Os estudos elaborados pelo CNRC procuraram mapear, documentar e entender as riquezas materiais e imateriais da cultura brasileira. Eles se voltaram ao passado para extrair dele a força para o futuro, da mesma maneira que, na analogia de Aloísio, quanto mais para trás fosse a borracha de um estilingue, mais longe a pedra alcançaria. Esse conhecimento iria propiciar, a seu ver, uma ação que combateria a “homogeneização empobrecedora” ou o “achatamento do mundo”. Entre os estudos que fizeram, estão os relativos à transformação de pneus descartados em uma infinidade de novos produtos encontrados nas feiras do Nordeste e a tecelagem desenvolvida em tear manual na região do Triângulo Mineiro (3).
O outro nome é o da arquiteta Lina Bo Bardi. Recém-chegada da Itália, país com forte tradição das corporações de ofício, Lina se encanta com a capacidade do povo brasileiro de resolver seus problemas. Nas suas próprias palavras: “Essa parte da humanidade, levada pelas necessidades, a resolver por si mesma o próprio problema existencial e não possuindo esta pseudocultura, tem a força necessária ao desenvolvimento de uma nova e verdadeira cultura. Esta força latente existe em alto grau no Brasil, onde uma forma primordial de civilização primitiva, (não no sentido de ingênua, e sim composta de elementos essenciais, reais e concretos), coincide com as formas mais avançadas do pensamento moderno” (4).
Do design x artesanato ao design + artesanato
O fato é que eles foram vozes isoladas. Aloísio morreu cedo. Lina se insurgiu contra o próprio uso da palavra design e dedicou-se à prática mais do que à teoria ou ao ensino. As faculdades prosseguiram um ensino de design pautado pela busca do projeto para a reprodução racionalizada em série. Como a nossa América Latina continuava pouco industrializada, a consequência foi a estagnação do design e a falta de mercado de trabalho para os jovens recém-formados pelas faculdades.
Por outro lado, a tradição artesanal dos países ficava pulverizada, espalhada em áreas rurais de regiões pobres; e sofria de uma acentuada perda de significância cultural. As ricas tradições de produção manual, em que as comunidades faziam produtos para o próprio consumo e o de sua comunidade, passaram a sofrer com a concorrência do produto industrial importado da China, e os artesãos passaram a repetir as formas industriais e/ou a adotar estereótipos em sua produção. Em qualquer região do Brasil que se fosse, viam-se praticamente os mesmos “motivos”: cenas de neve ou fofos ursos polares, berries e outras delícias exclusivas do hemisfério, para não falar dos gnomos e de toda a dinastia de Patópolis, grassavam nos mais variados suportes artesanais, da cerâmica aos bordados e pinturas nos panos de pratos.

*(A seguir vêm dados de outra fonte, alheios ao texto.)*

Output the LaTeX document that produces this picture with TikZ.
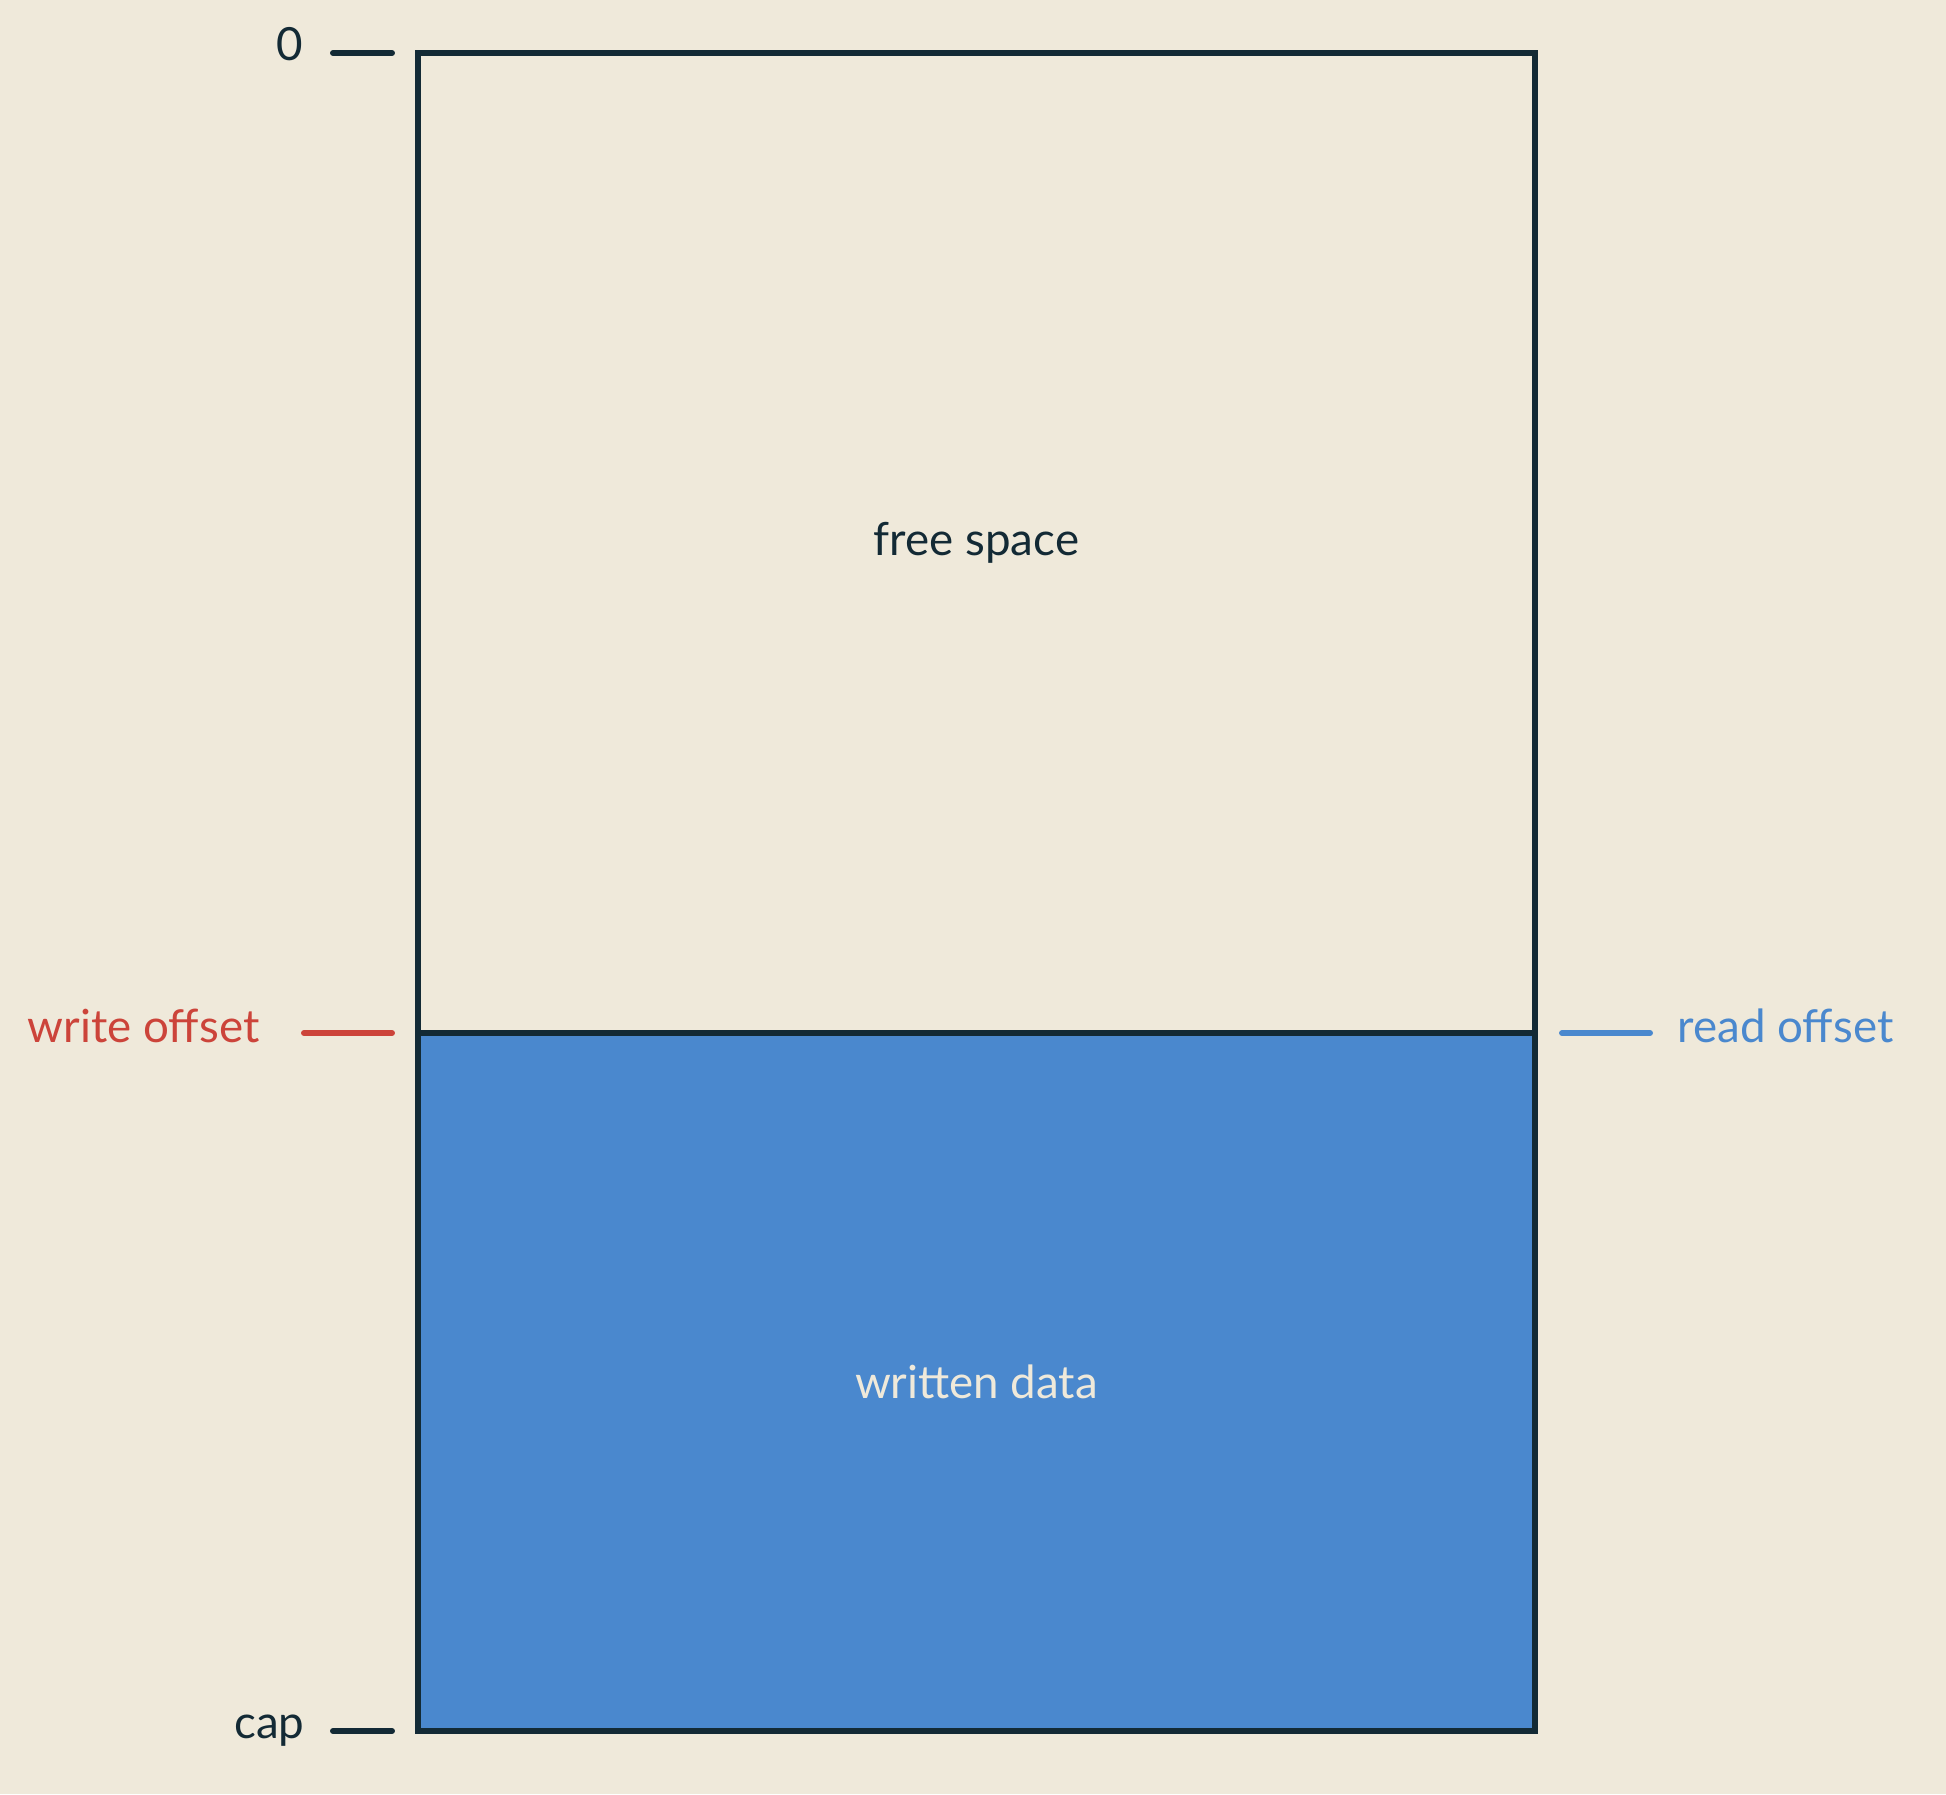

Em meados da década de 1980, começou timidamente um movimento dos designers em direção ao interior do país na busca de preservação de técnicas produtivas que haviam sido passadas através de gerações, mas com a incorporação de novos ares ao design. Sob o patrocínio de diversas instituições, entre elas o Sebrae, uma instituição voltada para os pequenos e médios empreendedores brasileiros, e a ArteSol, de incentivo ao artesanato como gerador de renda para populações carentes, os designers têm percorrido recantos longínquos do país realizando workshops que visam à melhoria da qualidade técnica e estética do artesanato.
Experiências de destaque
Entre os nomes que se destacam nessa aproximação, eu gostaria de citar os de Renato Imbroisi, que fez seu primeiro trabalho em 1986, em Minas Gerais, e Heloisa Crocco, que começou em 1993, com as oficinas de revitalização dos objetos em pedra-sabão em Ouro Preto. Ambos já trabalharam em dezenas de Estados brasileiros, com diferentes matérias-primas, e também estenderam a sua atuação para outros países. Renato Imbroisi levou a sua técnica para a África – já fez oficinas em Moçambique, São Tomé e Príncipe e iniciou há pouco um trabalho na Tanzânia; e Heloisa atuou no Uruguai, Colômbia e Venezuela. Um nome absolutamente importante na revitalização do artesanato – e, sobretudo, na valorização do artesão é o de Janete Costa – que, aliás, podemos situar também ao lado de Aloísio e Lina, já que Janete começou ainda nos anos 1950, em especial no Nordeste. Seu trabalho foi feito à margem das instituições, mas não com menor força.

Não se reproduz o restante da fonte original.